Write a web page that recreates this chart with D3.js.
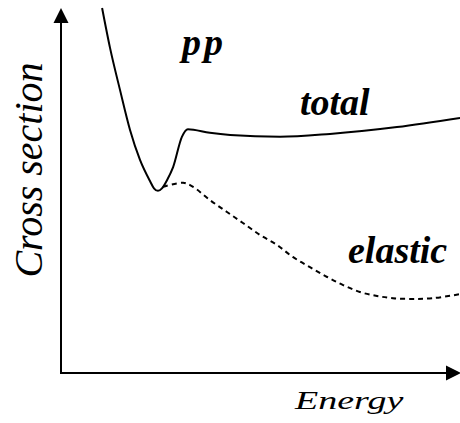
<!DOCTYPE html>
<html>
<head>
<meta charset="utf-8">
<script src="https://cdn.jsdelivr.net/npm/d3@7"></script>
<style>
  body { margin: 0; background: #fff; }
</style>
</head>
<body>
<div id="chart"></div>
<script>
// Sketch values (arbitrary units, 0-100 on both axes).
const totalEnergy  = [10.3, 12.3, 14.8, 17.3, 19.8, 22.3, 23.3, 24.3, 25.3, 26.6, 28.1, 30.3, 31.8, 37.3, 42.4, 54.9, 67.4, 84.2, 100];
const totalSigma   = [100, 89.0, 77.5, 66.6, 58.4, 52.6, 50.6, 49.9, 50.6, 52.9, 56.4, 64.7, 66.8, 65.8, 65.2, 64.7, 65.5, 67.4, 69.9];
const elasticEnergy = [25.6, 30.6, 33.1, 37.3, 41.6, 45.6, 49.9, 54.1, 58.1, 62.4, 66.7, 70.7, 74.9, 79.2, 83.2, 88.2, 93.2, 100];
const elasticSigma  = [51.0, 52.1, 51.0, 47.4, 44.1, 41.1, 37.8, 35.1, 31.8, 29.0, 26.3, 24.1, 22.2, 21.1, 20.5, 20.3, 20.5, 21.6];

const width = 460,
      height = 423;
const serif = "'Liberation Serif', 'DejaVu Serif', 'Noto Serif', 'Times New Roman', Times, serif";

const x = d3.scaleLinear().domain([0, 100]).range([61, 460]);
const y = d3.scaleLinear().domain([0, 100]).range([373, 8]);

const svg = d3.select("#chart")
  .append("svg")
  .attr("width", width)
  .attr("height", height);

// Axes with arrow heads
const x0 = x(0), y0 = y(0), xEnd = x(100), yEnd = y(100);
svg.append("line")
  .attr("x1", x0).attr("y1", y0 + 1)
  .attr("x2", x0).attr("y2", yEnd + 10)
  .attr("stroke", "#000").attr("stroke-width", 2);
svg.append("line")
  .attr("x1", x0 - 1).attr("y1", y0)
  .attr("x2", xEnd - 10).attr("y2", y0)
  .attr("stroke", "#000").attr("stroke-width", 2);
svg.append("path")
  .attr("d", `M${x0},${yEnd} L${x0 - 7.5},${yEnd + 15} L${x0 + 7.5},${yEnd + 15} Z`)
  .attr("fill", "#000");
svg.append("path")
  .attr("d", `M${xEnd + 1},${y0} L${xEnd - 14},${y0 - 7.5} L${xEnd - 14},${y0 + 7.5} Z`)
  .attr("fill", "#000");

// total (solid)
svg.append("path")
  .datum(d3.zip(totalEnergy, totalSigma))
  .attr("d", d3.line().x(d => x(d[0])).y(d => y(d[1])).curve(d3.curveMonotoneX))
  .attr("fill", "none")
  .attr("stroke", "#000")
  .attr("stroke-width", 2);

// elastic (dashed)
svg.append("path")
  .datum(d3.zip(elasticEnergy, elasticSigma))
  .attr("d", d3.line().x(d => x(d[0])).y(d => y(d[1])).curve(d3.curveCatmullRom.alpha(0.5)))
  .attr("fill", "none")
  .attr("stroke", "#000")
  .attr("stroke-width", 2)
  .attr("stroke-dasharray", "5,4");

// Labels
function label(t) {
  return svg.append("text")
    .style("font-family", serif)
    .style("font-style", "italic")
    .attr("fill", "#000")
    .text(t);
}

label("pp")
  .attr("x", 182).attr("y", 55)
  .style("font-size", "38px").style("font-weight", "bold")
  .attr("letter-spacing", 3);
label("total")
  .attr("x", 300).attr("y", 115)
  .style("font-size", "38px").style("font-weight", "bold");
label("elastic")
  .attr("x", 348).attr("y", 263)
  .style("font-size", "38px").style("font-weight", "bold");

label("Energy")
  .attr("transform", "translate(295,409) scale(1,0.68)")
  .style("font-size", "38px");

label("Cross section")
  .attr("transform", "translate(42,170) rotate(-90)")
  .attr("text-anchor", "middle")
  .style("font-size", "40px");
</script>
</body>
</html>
........
**Set task**
Give every line back word for word and leave the pictures out.

**Result of this exercise**
Write a web page that recreates this chart with D3.js.
<!DOCTYPE html>
<html>
<head>
<meta charset="utf-8">
<script src="https://cdn.jsdelivr.net/npm/d3@7"></script>
<style>
  body { margin: 0; background: #fff; }
</style>
</head>
<body>
<div id="chart"></div>
<script>
// Sketch values (arbitrary units, 0-100 on both axes).
const totalEnergy  = [10.3, 12.3, 14.8, 17.3, 19.8, 22.3, 23.3, 24.3, 25.3, 26.6, 28.1, 30.3, 31.8, 37.3, 42.4, 54.9, 67.4, 84.2, 100];
const totalSigma   = [100, 89.0, 77.5, 66.6, 58.4, 52.6, 50.6, 49.9, 50.6, 52.9, 56.4, 64.7, 66.8, 65.8, 65.2, 64.7, 65.5, 67.4, 69.9];
const elasticEnergy = [25.6, 30.6, 33.1, 37.3, 41.6, 45.6, 49.9, 54.1, 58.1, 62.4, 66.7, 70.7, 74.9, 79.2, 83.2, 88.2, 93.2, 100];
const elasticSigma  = [51.0, 52.1, 51.0, 47.4, 44.1, 41.1, 37.8, 35.1, 31.8, 29.0, 26.3, 24.1, 22.2, 21.1, 20.5, 20.3, 20.5, 21.6];

const width = 460,
      height = 423;
const serif = "'Liberation Serif', 'DejaVu Serif', 'Noto Serif', 'Times New Roman', Times, serif";

const x = d3.scaleLinear().domain([0, 100]).range([61, 460]);
const y = d3.scaleLinear().domain([0, 100]).range([373, 8]);

const svg = d3.select("#chart")
  .append("svg")
  .attr("width", width)
  .attr("height", height);

// Axes with arrow heads
const x0 = x(0), y0 = y(0), xEnd = x(100), yEnd = y(100);
svg.append("line")
  .attr("x1", x0).attr("y1", y0 + 1)
  .attr("x2", x0).attr("y2", yEnd + 10)
  .attr("stroke", "#000").attr("stroke-width", 2);
svg.append("line")
  .attr("x1", x0 - 1).attr("y1", y0)
  .attr("x2", xEnd - 10).attr("y2", y0)
  .attr("stroke", "#000").attr("stroke-width", 2);
svg.append("path")
  .attr("d", `M${x0},${yEnd} L${x0 - 7.5},${yEnd + 15} L${x0 + 7.5},${yEnd + 15} Z`)
  .attr("fill", "#000");
svg.append("path")
  .attr("d", `M${xEnd + 1},${y0} L${xEnd - 14},${y0 - 7.5} L${xEnd - 14},${y0 + 7.5} Z`)
  .attr("fill", "#000");

// total (solid)
svg.append("path")
  .datum(d3.zip(totalEnergy, totalSigma))
  .attr("d", d3.line().x(d => x(d[0])).y(d => y(d[1])).curve(d3.curveMonotoneX))
  .attr("fill", "none")
  .attr("stroke", "#000")
  .attr("stroke-width", 2);

// elastic (dashed)
svg.append("path")
  .datum(d3.zip(elasticEnergy, elasticSigma))
  .attr("d", d3.line().x(d => x(d[0])).y(d => y(d[1])).curve(d3.curveCatmullRom.alpha(0.5)))
  .attr("fill", "none")
  .attr("stroke", "#000")
  .attr("stroke-width", 2)
  .attr("stroke-dasharray", "5,4");

// Labels
function label(t) {
  return svg.append("text")
    .style("font-family", serif)
    .style("font-style", "italic")
    .attr("fill", "#000")
    .text(t);
}

label("pp")
  .attr("x", 182).attr("y", 55)
  .style("font-size", "38px").style("font-weight", "bold")
  .attr("letter-spacing", 3);
label("total")
  .attr("x", 300).attr("y", 115)
  .style("font-size", "38px").style("font-weight", "bold");
label("elastic")
  .attr("x", 348).attr("y", 263)
  .style("font-size", "38px").style("font-weight", "bold");

label("Energy")
  .attr("transform", "translate(295,409) scale(1,0.68)")
  .style("font-size", "38px");

label("Cross section")
  .attr("transform", "translate(42,170) rotate(-90)")
  .attr("text-anchor", "middle")
  .style("font-size", "40px");
</script>
</body>
</html>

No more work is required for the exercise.